::: Material provided :::

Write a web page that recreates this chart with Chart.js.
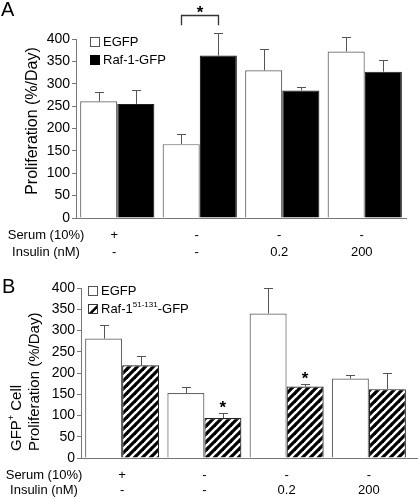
<!DOCTYPE html>
<html>
<head>
<meta charset="utf-8">
<script src="https://cdn.jsdelivr.net/npm/chart.js@4"></script>
<style>
html,body{margin:0;padding:0;background:#fff;}
#wrap{position:relative;width:418px;height:498px;}
canvas{position:absolute;left:0;top:0;}
</style>
</head>
<body>
<div id="wrap">
<canvas id="chartA" width="418" height="498"></canvas>
<canvas id="chartB" width="418" height="498"></canvas>
</div>
<script>
// ---------- data ----------
const groups = ['g1', 'g2', 'g3', 'g4'];
const serumRow = ['+', '-', '-', '-'];
const insulinRow = ['-', '-', '0.2', '200'];
const yTicks = [0, 50, 100, 150, 200, 250, 300, 350, 400];

const egfpA = [261, 165, 330, 372];
const egfpAErr = [20, 23, 48, 32];
const rafA = [255, 363, 285, 327];
const rafAErr = [31, 51, 7, 25];

const egfpB = [281, 153, 340, 187];
const egfpBErr = [31, 15, 61, 8];
const rafB = [218, 94, 168, 162];
const rafBErr = [21, 11, 6, 39];

// significance marks: bracket in A over group 2, stars in B over Raf bars of groups 2 and 3
const bracketA = { group: 1, endValue: 431, topValue: 454, starValue: 470 };
const starsB = [{ group: 1, value: 130 }, { group: 2, value: 198 }];

const FONT = '"Liberation Sans", Arial, Helvetica, sans-serif';

// ---------- hatch pattern ----------
function makeHatch() {
  const s = 8;
  const c = document.createElement('canvas');
  c.width = s; c.height = s;
  const g = c.getContext('2d');
  g.fillStyle = '#fff'; g.fillRect(0, 0, s, s);
  g.strokeStyle = '#000'; g.lineWidth = 3.2;
  [0, s, 2 * s].forEach(k => {
    g.beginPath(); g.moveTo(-1, k + 1); g.lineTo(s + 1, k - s - 1); g.stroke();
  });
  return g.createPattern(c, 'repeat');
}
const hatch = makeHatch();

// ---------- plugins ----------
const errorBars = {
  id: 'errorBars',
  afterDatasetsDraw(chart, args, opts) {
    const ctx = chart.ctx, y = chart.scales.y;
    ctx.save();
    ctx.strokeStyle = '#555'; ctx.lineWidth = 1;
    chart.data.datasets.forEach((ds, di) => {
      const meta = chart.getDatasetMeta(di);
      meta.data.forEach((bar, i) => {
        const top = y.getPixelForValue(ds.data[i] + ds.errors[i]);
        const x = Math.round(bar.x) + 0.5;
        ctx.beginPath();
        ctx.moveTo(x, bar.y); ctx.lineTo(x, Math.round(top) + 0.5);
        ctx.moveTo(x - 4.5, Math.round(top) + 0.5); ctx.lineTo(x + 4.5, Math.round(top) + 0.5);
        ctx.stroke();
      });
    });
    ctx.restore();
  }
};

function drawSegments(ctx, segs, x, y) {
  let cx = x;
  segs.forEach(s => {
    ctx.font = s.size + 'px ' + FONT;
    ctx.fillText(s.t, cx, y + (s.dy || 0));
    cx += ctx.measureText(s.t).width;
  });
}

const decorations = {
  id: 'decorations',
  afterDraw(chart, args, o) {
    const ctx = chart.ctx, xs = chart.scales.x, ys = chart.scales.y;
    ctx.save();
    ctx.fillStyle = '#000';
    // panel letter
    ctx.font = '20px ' + FONT; ctx.textAlign = 'left'; ctx.textBaseline = 'alphabetic';
    ctx.fillText(o.letter, o.letterX, o.letterY);
    // baseline extension
    if (o.extendAxis) {
      ctx.strokeStyle = '#777'; ctx.lineWidth = 1;
      ctx.beginPath();
      ctx.moveTo(chart.chartArea.right, Math.round(chart.chartArea.bottom) + 0.5);
      ctx.lineTo(chart.width, Math.round(chart.chartArea.bottom) + 0.5);
      ctx.stroke();
    }
    // y title (rotated)
    o.yTitle.forEach(line => {
      ctx.save();
      ctx.translate(line.x, line.y);
      ctx.rotate(-Math.PI / 2);
      ctx.textBaseline = 'middle';
      ctx.textAlign = 'left';
      if (line.align === 'center') {
        let w = 0;
        line.segs.forEach(s => { ctx.font = s.size + 'px ' + FONT; w += ctx.measureText(s.t).width; });
        drawSegments(ctx, line.segs, -w / 2, 0);
      } else {
        drawSegments(ctx, line.segs, 0, 0);
      }
      ctx.restore();
    });
    // condition rows
    ctx.font = '13px ' + FONT; ctx.textBaseline = 'middle';
    ctx.textAlign = 'center';
    ctx.fillText('Serum (10%)', o.rowLabelX, o.serumY);
    ctx.fillText('Insulin (nM)', o.rowLabelX, o.insulinY);
    serumRow.forEach((t, i) => ctx.fillText(t, xs.getPixelForValue(i) + o.rowShift, o.serumY));
    insulinRow.forEach((t, i) => ctx.fillText(t, xs.getPixelForValue(i) + o.rowShift, o.insulinY));
    // legend
    ctx.textAlign = 'left'; ctx.textBaseline = 'middle';
    o.legend.forEach((item, k) => {
      const bx = o.legendX, by = o.legendY + k * o.legendGap;
      const sz = 10;
      if (item.kind === 'hatch') {
        ctx.fillStyle = '#fff'; ctx.fillRect(bx, by - sz / 2, sz, sz);
        ctx.save();
        ctx.beginPath(); ctx.rect(bx, by - sz / 2, sz, sz); ctx.clip();
        ctx.fillStyle = '#000';
        ctx.beginPath();
        ctx.moveTo(bx, by + sz / 2); ctx.lineTo(bx + sz, by - sz / 2);
        ctx.lineTo(bx + sz, by + sz / 2); ctx.closePath();
        ctx.fill();
        ctx.fillStyle = '#fff';
        ctx.beginPath();
        ctx.moveTo(bx + sz, by - sz / 2 + 3.5); ctx.lineTo(bx + sz, by + sz / 2); ctx.lineTo(bx + 3.5, by + sz / 2);
        ctx.closePath(); ctx.fill();
        ctx.restore();
        ctx.strokeStyle = '#333'; ctx.lineWidth = 1;
        ctx.strokeRect(bx + 0.5, by - sz / 2 + 0.5, sz - 1, sz - 1);
      } else {
        ctx.fillStyle = item.kind === 'black' ? '#000' : '#fff';
        ctx.fillRect(bx, by - sz / 2, sz, sz);
        ctx.strokeStyle = item.kind === 'black' ? '#000' : '#555'; ctx.lineWidth = 1;
        ctx.strokeRect(bx + 0.5, by - sz / 2 + 0.5, sz - 1, sz - 1);
      }
      ctx.fillStyle = '#000';
      drawSegments(ctx, item.segs, bx + sz + 3, by);
    });
    // significance
    ctx.fillStyle = '#000';
    ctx.font = 'bold 17px ' + FONT; ctx.textAlign = 'center'; ctx.textBaseline = 'alphabetic';
    if (o.bracket) {
      const b = o.bracket;
      const m0 = chart.getDatasetMeta(0).data[b.group], m1 = chart.getDatasetMeta(1).data[b.group];
      const xl = Math.round(m0.x) + 0.5, xr = Math.round(m1.x) + 0.5;
      const yt = Math.round(ys.getPixelForValue(b.topValue)) + 0.5, ye = ys.getPixelForValue(b.endValue);
      ctx.strokeStyle = '#333'; ctx.lineWidth = 1.3;
      ctx.beginPath(); ctx.moveTo(xl, ye); ctx.lineTo(xl, yt); ctx.lineTo(xr, yt); ctx.lineTo(xr, ye); ctx.stroke();
      ctx.fillText('*', (xl + xr) / 2, ys.getPixelForValue(b.starValue) + 10);
    }
    (o.stars || []).forEach(s => {
      const m = chart.getDatasetMeta(1).data[s.group];
      ctx.fillText('*', m.x, ys.getPixelForValue(s.value) + 10);
    });
    ctx.restore();
  }
};

function makeChart(id, cfg) {
  return new Chart(document.getElementById(id), {
    type: 'bar',
    data: {
      labels: groups,
      datasets: [
        { label: 'EGFP', data: cfg.egfp, errors: cfg.egfpErr, backgroundColor: '#fff',
          borderColor: '#666', borderWidth: 1.2, borderSkipped: 'bottom' },
        { label: cfg.rafLabel, data: cfg.raf, errors: cfg.rafErr, backgroundColor: cfg.rafFill,
          borderColor: '#222', borderWidth: 1.2, borderSkipped: 'bottom' }
      ]
    },
    options: {
      responsive: false, animation: false, devicePixelRatio: 1,
      layout: { padding: cfg.padding },
      datasets: { bar: { categoryPercentage: 0.9, barPercentage: 1.0 } },
      scales: {
        x: {
          ticks: { display: false },
          grid: { display: false, drawTicks: false },
          border: { display: true, color: '#777', width: 1 },
          afterFit(s) { s.height = 0; }
        },
        y: {
          min: 0, max: 400,
          afterBuildTicks(s) { s.ticks = yTicks.map(v => ({ value: v })); },
          ticks: { color: '#000', padding: 2, font: { family: FONT, size: 14 } },
          grid: { drawOnChartArea: false, drawTicks: true, tickLength: 4, color: '#777' },
          border: { display: true, color: '#777', width: 1 },
          afterFit(s) { s.width = cfg.yWidth; }
        }
      },
      plugins: { legend: { display: false }, tooltip: { enabled: false }, decorations: cfg.deco }
    },
    plugins: [errorBars, decorations]
  });
}

makeChart('chartA', {
  egfp: egfpA, egfpErr: egfpAErr, raf: rafA, rafErr: rafAErr, rafFill: '#000', rafLabel: 'Raf-1-GFP',
  padding: { top: 39, bottom: 280, left: 0, right: 12 }, yWidth: 76,
  deco: {
    letter: 'A', letterX: 1, letterY: 16,
    yTitle: [{ x: 33, y: 121, align: 'center', size: 16, segs: [{ t: 'Proliferation (%/Day)', size: 16 }] }],
    rowLabelX: 46, serumY: 235, insulinY: 252, rowShift: -3,
    legendX: 90, legendY: 42, legendGap: 18,
    legend: [
      { kind: 'white', segs: [{ t: 'EGFP', size: 13 }] },
      { kind: 'black', segs: [{ t: 'Raf-1-GFP', size: 13 }] }
    ],
    bracket: bracketA
  }
});

makeChart('chartB', {
  egfp: egfpB, egfpErr: egfpBErr, raf: rafB, rafErr: rafBErr, rafFill: hatch, rafLabel: 'Raf-1(51-131)-GFP',
  padding: { top: 288, bottom: 40, left: 0, right: 8 }, yWidth: 81,
  deco: {
    letter: 'B', letterX: 2, letterY: 293, extendAxis: true,
    yTitle: [
      { x: 17, y: 451, align: 'left', segs: [{ t: 'GFP', size: 15 }, { t: '+', size: 9, dy: -5 }, { t: ' Cell', size: 15 }] },
      { x: 35, y: 451, align: 'left', segs: [{ t: 'Proliferation (%/Day)', size: 15 }] }
    ],
    rowLabelX: 44, serumY: 475, insulinY: 490, rowShift: 0,
    legendX: 88, legendY: 291, legendGap: 18,
    legend: [
      { kind: 'white', segs: [{ t: 'EGFP', size: 13 }] },
      { kind: 'hatch', segs: [{ t: 'Raf-1', size: 13 }, { t: '51-131', size: 8, dy: -4 }, { t: '-GFP', size: 13 }] }
    ],
    stars: starsB
  }
});
</script>
</body>
</html>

:::

Write down every line from the opening of the listing to the line with "const hatch = makeHatch();", both included, and nothing else; the pictures are omitted.

[Solution to the problem]:
Write a web page that recreates this chart with Chart.js.
<!DOCTYPE html>
<html>
<head>
<meta charset="utf-8">
<script src="https://cdn.jsdelivr.net/npm/chart.js@4"></script>
<style>
html,body{margin:0;padding:0;background:#fff;}
#wrap{position:relative;width:418px;height:498px;}
canvas{position:absolute;left:0;top:0;}
</style>
</head>
<body>
<div id="wrap">
<canvas id="chartA" width="418" height="498"></canvas>
<canvas id="chartB" width="418" height="498"></canvas>
</div>
<script>
// ---------- data ----------
const groups = ['g1', 'g2', 'g3', 'g4'];
const serumRow = ['+', '-', '-', '-'];
const insulinRow = ['-', '-', '0.2', '200'];
const yTicks = [0, 50, 100, 150, 200, 250, 300, 350, 400];

const egfpA = [261, 165, 330, 372];
const egfpAErr = [20, 23, 48, 32];
const rafA = [255, 363, 285, 327];
const rafAErr = [31, 51, 7, 25];

const egfpB = [281, 153, 340, 187];
const egfpBErr = [31, 15, 61, 8];
const rafB = [218, 94, 168, 162];
const rafBErr = [21, 11, 6, 39];

// significance marks: bracket in A over group 2, stars in B over Raf bars of groups 2 and 3
const bracketA = { group: 1, endValue: 431, topValue: 454, starValue: 470 };
const starsB = [{ group: 1, value: 130 }, { group: 2, value: 198 }];

const FONT = '"Liberation Sans", Arial, Helvetica, sans-serif';

// ---------- hatch pattern ----------
function makeHatch() {
  const s = 8;
  const c = document.createElement('canvas');
  c.width = s; c.height = s;
  const g = c.getContext('2d');
  g.fillStyle = '#fff'; g.fillRect(0, 0, s, s);
  g.strokeStyle = '#000'; g.lineWidth = 3.2;
  [0, s, 2 * s].forEach(k => {
    g.beginPath(); g.moveTo(-1, k + 1); g.lineTo(s + 1, k - s - 1); g.stroke();
  });
  return g.createPattern(c, 'repeat');
}
const hatch = makeHatch();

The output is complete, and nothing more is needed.